Improvement is really what Patrick needs. She needs to be able to run competitive throughout the entire race and not just have flashes of quickness.
Last season, her teammates of Harvick and Kurt Busch were two of the fastest drivers each week. Learning from them is a valuable lesson for her after coming off of a combined 49 top-10 finishes between the two drivers.
If Scott and she can come into the season with momentum they might be able to point their way into the Chase. With an alliance with Hendrick Motorsports, there is no reason as to why this combination can’t be successful. However, consistency and running toward the top 10 will be the ultimate goal for the team this season.

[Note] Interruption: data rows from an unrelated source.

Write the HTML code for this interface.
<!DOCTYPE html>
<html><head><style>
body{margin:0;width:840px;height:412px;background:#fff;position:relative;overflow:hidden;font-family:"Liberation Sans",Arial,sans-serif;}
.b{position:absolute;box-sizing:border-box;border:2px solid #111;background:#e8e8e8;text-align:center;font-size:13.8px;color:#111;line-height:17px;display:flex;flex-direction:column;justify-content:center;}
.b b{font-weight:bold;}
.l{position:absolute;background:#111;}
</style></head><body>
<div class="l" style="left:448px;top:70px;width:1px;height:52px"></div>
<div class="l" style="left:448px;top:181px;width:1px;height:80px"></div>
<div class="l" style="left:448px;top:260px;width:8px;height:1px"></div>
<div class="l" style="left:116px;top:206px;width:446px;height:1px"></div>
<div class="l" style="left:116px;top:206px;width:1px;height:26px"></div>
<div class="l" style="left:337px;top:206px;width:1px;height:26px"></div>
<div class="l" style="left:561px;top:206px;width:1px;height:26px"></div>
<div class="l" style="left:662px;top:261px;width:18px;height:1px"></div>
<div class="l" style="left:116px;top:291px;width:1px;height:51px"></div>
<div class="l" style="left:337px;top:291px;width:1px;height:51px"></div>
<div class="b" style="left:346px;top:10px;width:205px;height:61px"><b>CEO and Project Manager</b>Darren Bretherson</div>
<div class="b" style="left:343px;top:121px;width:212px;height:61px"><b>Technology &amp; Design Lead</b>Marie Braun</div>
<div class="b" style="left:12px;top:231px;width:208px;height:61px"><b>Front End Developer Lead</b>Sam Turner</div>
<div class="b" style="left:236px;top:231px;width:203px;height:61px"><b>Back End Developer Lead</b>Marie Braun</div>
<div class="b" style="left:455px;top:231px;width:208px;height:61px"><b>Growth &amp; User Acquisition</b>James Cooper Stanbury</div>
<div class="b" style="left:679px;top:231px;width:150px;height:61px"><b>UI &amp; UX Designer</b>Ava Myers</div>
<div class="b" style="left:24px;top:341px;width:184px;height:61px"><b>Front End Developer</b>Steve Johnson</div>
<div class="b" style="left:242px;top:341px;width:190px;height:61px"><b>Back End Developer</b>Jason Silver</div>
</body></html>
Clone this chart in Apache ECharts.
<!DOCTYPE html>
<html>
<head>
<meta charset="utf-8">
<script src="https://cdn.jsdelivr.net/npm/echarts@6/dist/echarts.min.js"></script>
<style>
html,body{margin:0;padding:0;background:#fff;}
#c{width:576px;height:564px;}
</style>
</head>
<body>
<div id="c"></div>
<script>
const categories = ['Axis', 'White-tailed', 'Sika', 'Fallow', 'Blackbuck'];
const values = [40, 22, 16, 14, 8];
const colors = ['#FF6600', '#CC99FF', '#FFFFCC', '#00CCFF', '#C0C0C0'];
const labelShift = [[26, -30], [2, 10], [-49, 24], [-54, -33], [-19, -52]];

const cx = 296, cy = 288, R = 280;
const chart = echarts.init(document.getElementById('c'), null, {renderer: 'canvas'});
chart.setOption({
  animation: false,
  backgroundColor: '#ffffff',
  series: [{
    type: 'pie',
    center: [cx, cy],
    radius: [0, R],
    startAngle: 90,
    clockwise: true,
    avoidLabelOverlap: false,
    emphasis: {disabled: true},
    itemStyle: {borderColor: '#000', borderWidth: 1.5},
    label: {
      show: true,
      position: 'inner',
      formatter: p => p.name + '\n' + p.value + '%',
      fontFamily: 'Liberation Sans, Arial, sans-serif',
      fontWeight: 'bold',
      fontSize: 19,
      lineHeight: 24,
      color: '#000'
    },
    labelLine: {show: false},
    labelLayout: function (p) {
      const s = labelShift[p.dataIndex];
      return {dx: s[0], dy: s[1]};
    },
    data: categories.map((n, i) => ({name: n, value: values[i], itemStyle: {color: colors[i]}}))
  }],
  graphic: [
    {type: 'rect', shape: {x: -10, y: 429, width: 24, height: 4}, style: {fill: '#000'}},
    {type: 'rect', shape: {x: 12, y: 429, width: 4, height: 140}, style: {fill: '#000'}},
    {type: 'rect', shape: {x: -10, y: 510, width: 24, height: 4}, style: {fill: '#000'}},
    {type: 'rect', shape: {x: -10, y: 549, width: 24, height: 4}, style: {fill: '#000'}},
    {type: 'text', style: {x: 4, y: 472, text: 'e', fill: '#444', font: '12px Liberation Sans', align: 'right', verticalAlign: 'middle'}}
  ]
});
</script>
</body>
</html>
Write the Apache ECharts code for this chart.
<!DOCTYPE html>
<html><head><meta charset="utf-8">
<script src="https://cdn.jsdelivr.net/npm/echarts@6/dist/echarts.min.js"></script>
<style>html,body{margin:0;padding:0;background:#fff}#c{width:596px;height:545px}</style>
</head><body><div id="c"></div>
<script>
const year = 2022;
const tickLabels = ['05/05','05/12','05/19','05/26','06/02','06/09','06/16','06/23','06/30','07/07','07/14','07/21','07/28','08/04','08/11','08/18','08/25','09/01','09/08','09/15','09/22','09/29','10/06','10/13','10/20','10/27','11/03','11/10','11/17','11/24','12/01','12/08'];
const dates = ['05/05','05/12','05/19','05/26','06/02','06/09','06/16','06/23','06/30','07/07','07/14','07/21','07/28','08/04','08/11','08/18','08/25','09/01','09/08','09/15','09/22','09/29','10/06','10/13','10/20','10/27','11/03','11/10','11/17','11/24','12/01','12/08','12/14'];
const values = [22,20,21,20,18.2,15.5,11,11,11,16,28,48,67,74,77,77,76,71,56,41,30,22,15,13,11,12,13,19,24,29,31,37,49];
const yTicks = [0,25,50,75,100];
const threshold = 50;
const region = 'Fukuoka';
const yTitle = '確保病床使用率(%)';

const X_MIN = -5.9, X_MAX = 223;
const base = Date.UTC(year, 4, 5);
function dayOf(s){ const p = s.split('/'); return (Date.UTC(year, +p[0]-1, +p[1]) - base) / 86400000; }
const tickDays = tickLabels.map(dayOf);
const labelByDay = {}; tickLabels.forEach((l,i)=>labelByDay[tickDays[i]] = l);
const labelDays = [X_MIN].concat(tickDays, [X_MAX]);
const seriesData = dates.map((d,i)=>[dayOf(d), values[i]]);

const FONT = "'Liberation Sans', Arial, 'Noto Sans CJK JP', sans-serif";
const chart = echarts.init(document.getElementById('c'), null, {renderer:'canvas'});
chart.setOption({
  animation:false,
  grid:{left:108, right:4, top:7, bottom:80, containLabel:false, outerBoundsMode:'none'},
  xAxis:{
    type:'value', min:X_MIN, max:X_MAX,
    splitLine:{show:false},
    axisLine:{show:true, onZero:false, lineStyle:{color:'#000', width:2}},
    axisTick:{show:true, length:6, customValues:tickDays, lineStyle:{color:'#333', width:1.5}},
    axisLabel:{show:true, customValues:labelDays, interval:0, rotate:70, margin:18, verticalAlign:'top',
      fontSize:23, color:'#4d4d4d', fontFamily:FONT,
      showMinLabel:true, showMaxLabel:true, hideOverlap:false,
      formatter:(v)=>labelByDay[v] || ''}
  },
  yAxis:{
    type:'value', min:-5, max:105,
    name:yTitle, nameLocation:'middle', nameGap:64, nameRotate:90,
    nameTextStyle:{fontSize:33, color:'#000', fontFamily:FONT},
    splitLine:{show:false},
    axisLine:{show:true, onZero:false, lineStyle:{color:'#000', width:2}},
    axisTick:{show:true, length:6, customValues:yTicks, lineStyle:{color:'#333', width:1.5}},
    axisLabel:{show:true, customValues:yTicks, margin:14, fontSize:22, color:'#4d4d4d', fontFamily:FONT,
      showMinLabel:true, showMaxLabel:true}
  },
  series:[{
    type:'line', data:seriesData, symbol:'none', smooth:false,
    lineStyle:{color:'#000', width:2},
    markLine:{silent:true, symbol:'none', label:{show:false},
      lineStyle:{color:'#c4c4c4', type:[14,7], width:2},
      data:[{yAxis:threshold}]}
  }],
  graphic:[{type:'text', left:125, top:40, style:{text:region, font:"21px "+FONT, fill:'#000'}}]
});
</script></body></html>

“I think that in 2014 I feel like we finished off the season with Tony Gibson solidly being top-15, top 10 and being relatively pretty fast every weekend,” Patrick explained. “I feel like with Daniel, being a new crew chief and in a new situation last year, I feel like we didn’t quite achieve that all of the time. Sometimes we were there, but sometimes we were worse than that and that was a step back from 2014.”

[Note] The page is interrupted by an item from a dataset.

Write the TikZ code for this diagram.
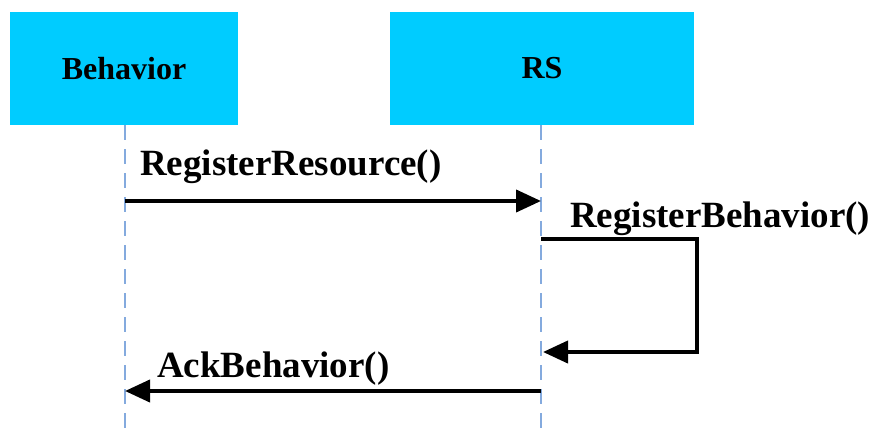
\documentclass[tikz,border=0pt]{standalone}
\usepackage{fontspec}
\setmainfont{Liberation Serif}
\usetikzlibrary{arrows.meta}
\definecolor{objfill}{RGB}{0,204,255}
\definecolor{lifeblue}{RGB}{132,170,222}
\begin{document}
\begin{tikzpicture}[x=1pt,y=-1pt,
  objbox/.style={draw=none,fill=objfill,minimum width=#1,minimum height=113pt,
    inner sep=0pt,font=\fontsize{32}{34}\selectfont\bfseries},
  lifeline/.style={draw=lifeblue,line width=2pt,dash pattern=on 15pt off 9pt},
  msg/.style={draw=black,line width=4pt,miter limit=10,
    -{Triangle[length=25pt,width=22pt]}},
  msglabel/.style={anchor=base west,inner sep=0pt,
    font=\fontsize{37}{40}\selectfont\bfseries}]
  % canvas
  \useasboundingbox (0,0) rectangle (874,428);
  \fill[white] (0,0) rectangle (874,428);

  % participants
  \node[objbox=228pt] (beh) at (124,68.5) {Behavior};
  \node[objbox=304pt] (rs)  at (542,68.5) {RS};

  % lifelines
  \coordinate (behEnd) at (125,428);
  \coordinate (rsEnd)  at (541,428);
  \draw[lifeline] (beh.south -| behEnd) -- (behEnd);
  \draw[lifeline] (rs.south -| rsEnd) -- (rsEnd);

  % message anchor points on the lifelines
  \coordinate (m1s) at (125,201);
  \coordinate (m1e) at (541,201);
  \coordinate (m2s) at (541,239);
  \coordinate (m2e) at (543,352);
  \coordinate (m3s) at (541,391);
  \coordinate (m3e) at (125,391);

  % messages
  \draw[msg] (m1s) -- (m1e);
  \node[msglabel] (l1) at (140,175) {RegisterResource()};

  \draw[msg] (m2s) -- (697,239) -- (697,352) -- (m2e);
  \node[msglabel] (l2) at (570,227) {RegisterBehavior()};

  \draw[msg] (m3s) -- (m3e);
  \node[msglabel] (l3) at (157,377) {AckBehavior()};
\end{tikzpicture}
\end{document}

The new season allows for some experimenting early on. The No. 10 team has the potential to have a solid season, but it will be what Patrick and Scott surround themselves with within the organization and how quickly they can adjust to one other. If they are able to communicate and work together throughout the first half of the season they could be in prime position heading into the Chase.
“I would like to obviously get back to that top-15 running where if you have a good day you are in the top-10,” she said. “Once you start doing that regularly you will have a chance to win.”